I am staring at a shelf of outrageously beautiful jars of condiments. Each one of these beautiful products at Sofra is a world of exotic wonder, and each one would add so much to a meal. But what I find most breathtaking is how orderly this shelf is: Each product perfectly placed, gorgeously labeled, ready to be presented to a host or a friend or someone else who deserves something nice. And below the name of each product, a list of ingredients. Everything is clear. It is like a library of food, where one is both delighted and educated. So although, upon approaching the shelf, I might have no idea what Maftoul is, after a few minutes of engaging with this display, I might consider purchasing it and know why.
Oh, that the rest of my life were like this shelf. Oh, that there were a shelf of parenting skills, labeled and in jars, that one could simply purchase alongside a rooibus iced tea, take home and share, to the delight of one’s family. Oh, how nice it would be if my financial records, my memories, or even my winter clothes were neatly stored and labeled and accessible in a way that made them more inviting to deal with. I suppose this yearning in many of us is what fuels the success of Martha Stewart, the Container Store, apps like Evernote, and approaches to scripture that turn it into the spiritual equivalent of the Genius Bar at an Apple Store.
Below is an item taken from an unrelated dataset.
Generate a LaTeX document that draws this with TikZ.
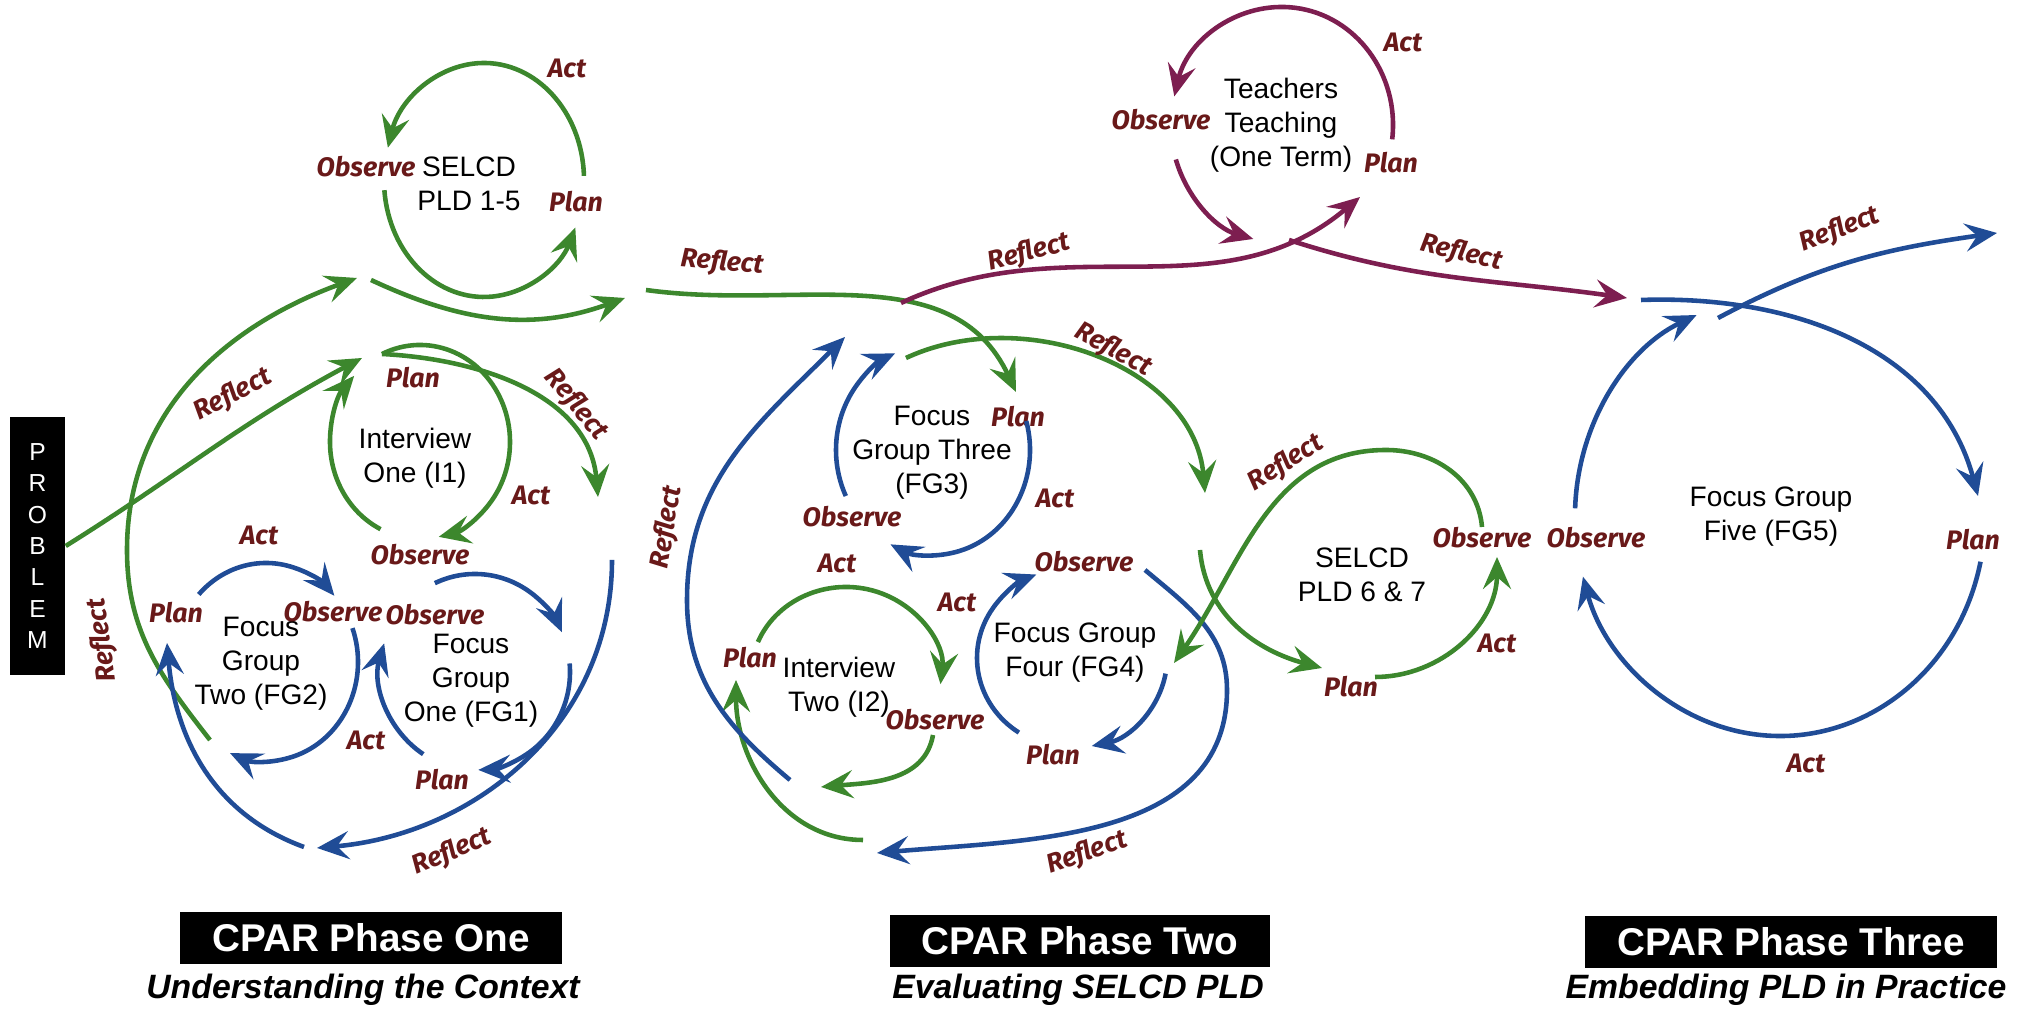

Alas, life is messy, dusty, gloriously complex, and so are our souls, our relationships, and everything that truly matters. Always more going on than we know. Always things unlabeled and unlabel-able (Is that a word?).
I’m thankful to the good people of Sofra for the beauty and care behind this display, just as I am thankful for a beautiful, ordered garden or beautiful, ordered liturgy. They calm my heart. But I am also thankful for that which escapes ordering and disrupts the assumed, within and without.